This is the mail archive of the
mailing list for the GCC project.
Re: [PATCH] PR18002: Undo fold_single_bit_test in do_jump
- From: Roger Sayle <roger at eyesopen dot com>
- To: Paul Schlie <schlie at comcast dot net>
- Cc: Ian Lance Taylor <ian at wasabisystems dot com>, <gcc-patches at gcc dot gnu dot org>, <gcc at gcc dot gnu dot org>
- Date: Thu, 9 Dec 2004 09:05:33 -0700 (MST)
- Subject: Re: [PATCH] PR18002: Undo fold_single_bit_test in do_jump
On Thu, 9 Dec 2004, Paul Schlie wrote:
> Thanks for the clarification of context, but the problem introduced
> by the initial transform of expressions of the form:
> if (x & <pow2-const>) ... else ... ; // which is a typical bit test
> if ((x >> <log2-const>) & 1) ... else ... ;
> Wreak havoc on targets with relatively inefficient shifts, and seems
> generally counter productive in circumstances where conditional jumps
> are inherently unavoidable, therefore would be nice, if not imperative,
> to have remedied. (which I had hoped the refinement was attempting to
I think you have a fundamental misunderstanding about how and why
code transformations are applied in modern optimizing compilers.
Many of the transformations that a compiler makes to a program do
not concern code generation at all and are often not optimizations.
The easiest to understand canonicalization transformation is for
commutative binary operators, where a compiler will transform the
tree "1 + x" into the equivalent "x + 1". Typically this will not
improve performance or even affect the code we generate. Instead
the motivation is that it greatly simplifies the task of recognizing
a tree that represents an addition by a constant. This improves
compile-time performance and reduces the amount of code needed to
write a compiler.
The next level up, might be the canonicalization of "x + x" into
the equivalent "x * 2". This transformation is critical for things
such as recognizing that "x + x + x + x" is the same as "x * 4".

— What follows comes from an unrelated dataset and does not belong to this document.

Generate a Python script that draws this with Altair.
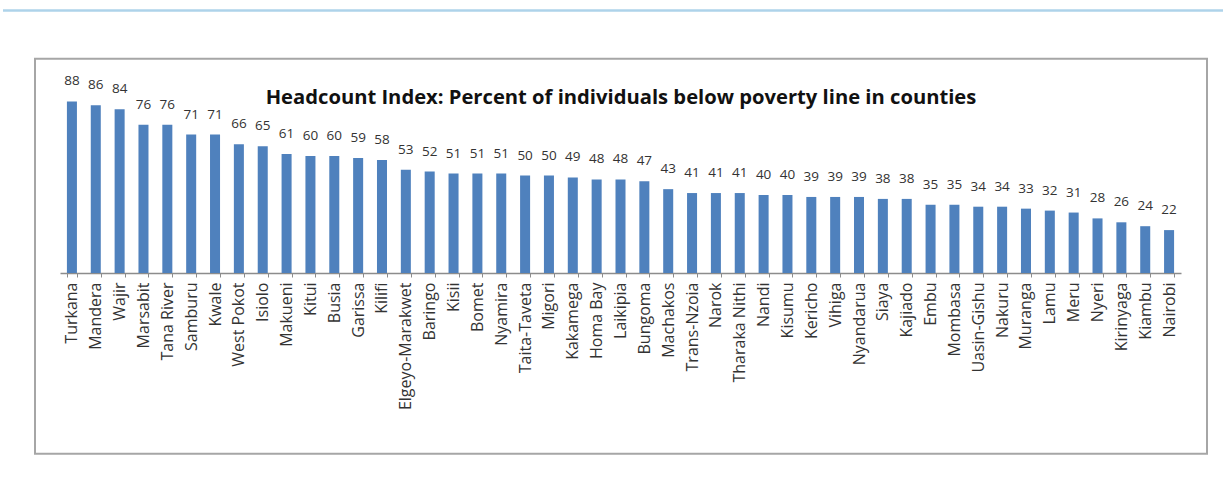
import altair as alt
import pandas as pd

counties = ["Turkana", "Mandera", "Wajir", "Marsabit", "Tana River", "Samburu", "Kwale",
            "West Pokot", "Isiolo", "Makueni", "Kitui", "Busia", "Garissa", "Kilifi",
            "Elgeyo-Marakwet", "Baringo", "Kisii", "Bomet", "Nyamira", "Taita-Taveta",
            "Migori", "Kakamega", "Homa Bay", "Laikipia", "Bungoma", "Machakos",
            "Trans-Nzoia", "Narok", "Tharaka Nithi", "Nandi", "Kisumu", "Kericho",
            "Vihiga", "Nyandarua", "Siaya", "Kajiado", "Embu", "Mombasa", "Uasin-Gishu",
            "Nakuru", "Muranga", "Lamu", "Meru", "Nyeri", "Kirinyaga", "Kiambu", "Nairobi"]
values = [88, 86, 84, 76, 76, 71, 71, 66, 65, 61, 60, 60, 59, 58, 53, 52, 51, 51, 51, 50,
          50, 49, 48, 48, 47, 43, 41, 41, 41, 40, 40, 39, 39, 39, 38, 38, 35, 35, 34, 34,
          33, 32, 31, 28, 26, 24, 22]
title_text = "Headcount Index: Percent of individuals below poverty line in counties"

df = pd.DataFrame({"county": counties, "value": values})
one = pd.DataFrame({"k": [0]})

W, H = 1121, 195
PL, PT = 60, 78

xenc = alt.X("county:N", sort=None, title=None,
             scale=alt.Scale(paddingInner=0.58, paddingOuter=0.29),
             axis=alt.Axis(labelAngle=-90, labelFont="Open Sans", labelFontSize=16,
                           labelColor="#333333", labelPadding=5,
                           domainColor="#8c8c8c", domainWidth=1.5,
                           tickColor="#8c8c8c", tickSize=4, tickWidth=1,
                           tickBand="extent"))
yenc = alt.Y("value:Q", scale=alt.Scale(domain=[0, 100], nice=False), axis=None)

bars = alt.Chart(df).mark_bar(color="#4F81BD").encode(x=xenc, y=yenc)
labels = alt.Chart(df).mark_text(dy=-20, baseline="middle", font="Open Sans",
                                 fontSize=13.5, color="#333333").encode(
    x=alt.X("county:N", sort=None), y="value:Q", text="value:Q")

frame = alt.Chart(one).mark_rect(fill=None, stroke="#a6a6a6", strokeWidth=2).encode(
    x=alt.value(35 - PL), x2=alt.value(1207 - PL),
    y=alt.value(58.7 - PT), y2=alt.value(453.7 - PT))
topline = alt.Chart(one).mark_rule(color="#aed3ea", strokeWidth=2.5).encode(
    x=alt.value(3 - PL), x2=alt.value(1223 - PL), y=alt.value(10.5 - PT))
title = alt.Chart(one).mark_text(font="Open Sans", fontWeight="bold", fontSize=20.2,
                                 color="#111111", baseline="middle", align="center").encode(
    x=alt.value(621 - PL), y=alt.value(98 - PT), text=alt.value(title_text))

chart = alt.layer(topline, frame, bars, labels, title).properties(
    width=W, height=H,
    padding={"left": PL, "top": PT, "right": 1223 - PL - W, "bottom": 489 - PT - H},
    autosize=alt.AutoSizeParams(type="none"),
    background="white",
).configure_view(stroke=None)

chart.save("out.html", embed_options={"renderer": "svg", "actions": False})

However, notice that on most modern processors, a multiplication
is typically much slower than an addition. This canonicalization
would appear to hurt performance and be a pessimization. The important
thing to realize is that GCC's tree representation is an abstract
intermediate form that represents the semantics of a program, and
unlike RTL, it is not a faithful representation of the code that will
be executed. The important bit to notice is that although at the tree
level we convert "x + x" to "x * 2", which is easier to analyse and
manipulate, at RTL expansion time, we convert "x * 2" back into a
single addition before the compiler's output is generated.
Internally, "if (x & C)" has the semantics "if ((x & C) != 0)" when
interpreted by language front-ends. Which is a tree with two operators
a NE_EXPR and a BIT_AND_EXPR, which has identical semantics to
equivalent expression "(x >> C') & 1", which again has two operators
BIT_AND_EXPR and a RSHIFT_EXPR. Both are equivalent, so we can
CSE/GCSE the value of one into the use of the other, so that it makes
sense at the conceptual level that both are internally represented
The important thing to remember is that this is a semantic issue
and not a performance one. Which representation gets used for
trees is irrelevant provided that the final code we generate is
"optimal" for its context. In this particular case, it was historically
preferable to canonicalize to the shift-form, as this simplified the
task of when to undo the transformation on expansion into RTL form.
It is vital to get beyond the belief that tree-ssa form is related
to the efficiency of the final machine code. fold-const.c appears
to convert expressions into more expensive forms, gimplification
would appear to introduce large numbers of unnecessary variables and
trivial assignments between them, spliting loop headers and critical
blocks would appear to introduce large numbers of empty basic blocks
and unconditional jumps.
The truth is than none of the above should adversely affect a program's
performance, and indeed the goal of applying these transformations is
to improve the program globally, and not just tree-node by tree-node.
Hopefully, this explains why its not important that you're aware of
a tree transformation that appears counter-intuitive, only that the
code which is generated for the PRs is at least as efficient as it
was for 3.3.1, but also demonstrably more correct.